La seconde école, celle des fédéralistes, tient que l’origine normale du pouvoir à créer réside dans l’Assemblée elle-même, dont le Comité des ministres, élargi, devrait former la Chambre haute (Sénat ou Conseil d’États). La Commission permanente de vingt-huit membres, élue par cette double Assemblée, pourrait alors préfigurer le Cabinet fédéral de l’Union.

Sans préjuger de l’issue d’un tel débat, l’on peut voir dès maintenant dans le seul fait qu’il ait lieu, la preuve d’une très rapide évolution. Les dirigeants de notre Mouvement européen n’osaient pas espérer que la question capitale s’imposerait tout naturellement, dans un délai aussi réduit. Ils sont en droit de montrer quelque fierté, lorsqu’ils passent en revue les objectifs qu’ils désignaient dans leurs mémorandums, et les confrontent avec les résultats atteints au terme de la première session de l’Assemblée. Celle-ci a conquis tout d’abord la liberté de fixer ses ordres du jour. Elle a voté, malgré l’opposition du Comité ministériel la création d’une Cour européenne des droits de l’homme, pouvoir supérieur aux États. Elle a créé plusieurs commissions permanentes pour étudier l’instauration rapide d’une autorité politique supranationale, d’un Conseil économique et social, d’un passeport européen, d’un Centre européen de la culture (déjà en voie de formation à Genève). Ces décisions couronnent le travail obstiné de quelques petites équipes au sein du Mouvement européen. Bien plus, l’existence même de l’Assemblée et la rapidité de ses premières opérations doivent être attribuées en premier lieu à l’action décisive du Mouvement : Churchill et Spaak n’ont pas manqué de le souligner, pour s’en féliciter, bien entendu, M. Hugh Dalton, pour s’en plaindre (et cette confirmation n’est pas la moins valable). On ne s’en étonnera pas, si l’on sait que les deux tiers des députés qui siégeaient à Strasbourg appartiennent à notre Mouvement et ont pris l’habitude d’y travailler ensemble.

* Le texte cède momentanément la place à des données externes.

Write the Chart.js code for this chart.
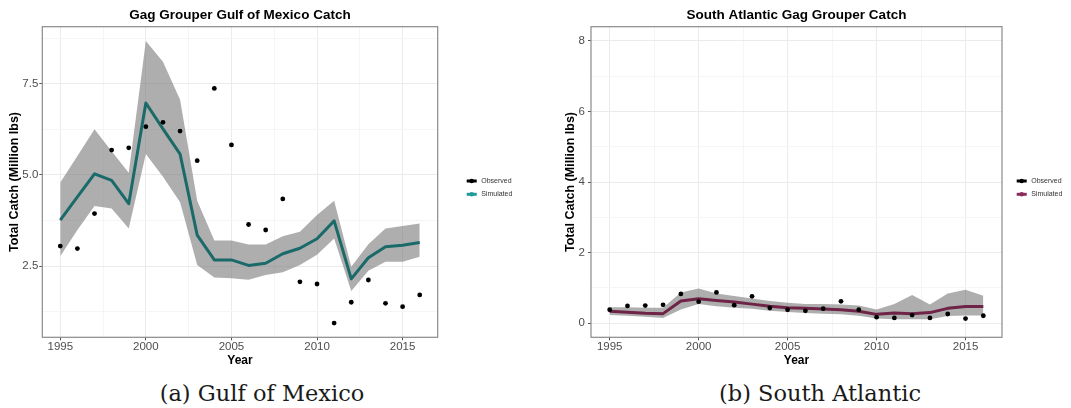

On s’est demandé si ces premiers succès laissaient encore une raison d’être suffisante au Mouvement européen, ou s’il devait passer la main à l’Assemblée. C’est peut-être chanter victoire un peu trop tôt. Il reste encore à faire entrer dans la réalité le principal : la Constitution fédérale. Les commissions de l’Assemblée la proposeront, mais les gouvernements et parlements nationaux en disposeront. Et qui dispose de ces divers pouvoirs, sinon l’opinion générale, qu’il s’agit maintenant d’alerter, d’informer, et de faire peser de tout son poids sur ses élus ? Montrer ce but et préparer les voies reste la mission décisive du Mouvement européen.

Car l’essentiel n’est plus de changer le nom de l’Assemblée consultative pour qu’elle devienne en fait constituante, mais bien d’agir en sorte que ses vœux et avis soient régulièrement acceptés par les gouvernements et parlements, en attendant le verdict populaire.

Nous sommes en pleine action, et il est clair qu’il s’est fait de l’Histoire à Strasbourg, mais nous n’en connaissons encore que le dynamisme intérieur. Les résultats pourront être jugés d’ici deux ans. S’il n’y en a pas à ce moment-là, nous serons Russes ou colonisés, ou simplement nous ne serons plus. Mais ce qui vient de se passer nourrit l’espoir.

L’un des observateurs américains qui assistait aux travaux de l’Assemblée, et qui a pu voir notre Mouvement à l’œuvre, s’écriait à Strasbourg : « J’ai été le témoin, ici, de choses stupéfiantes, amazing things for us, Americans !… Car elles se font sans moyens “mesurables”, sans organisations “solides” à la yankee, et par la seule action, presque invisible, d’un très petit nombre d’hommes qui ont su voir juste… »

Il venait de découvrir l’Europe, ses limitations, son génie.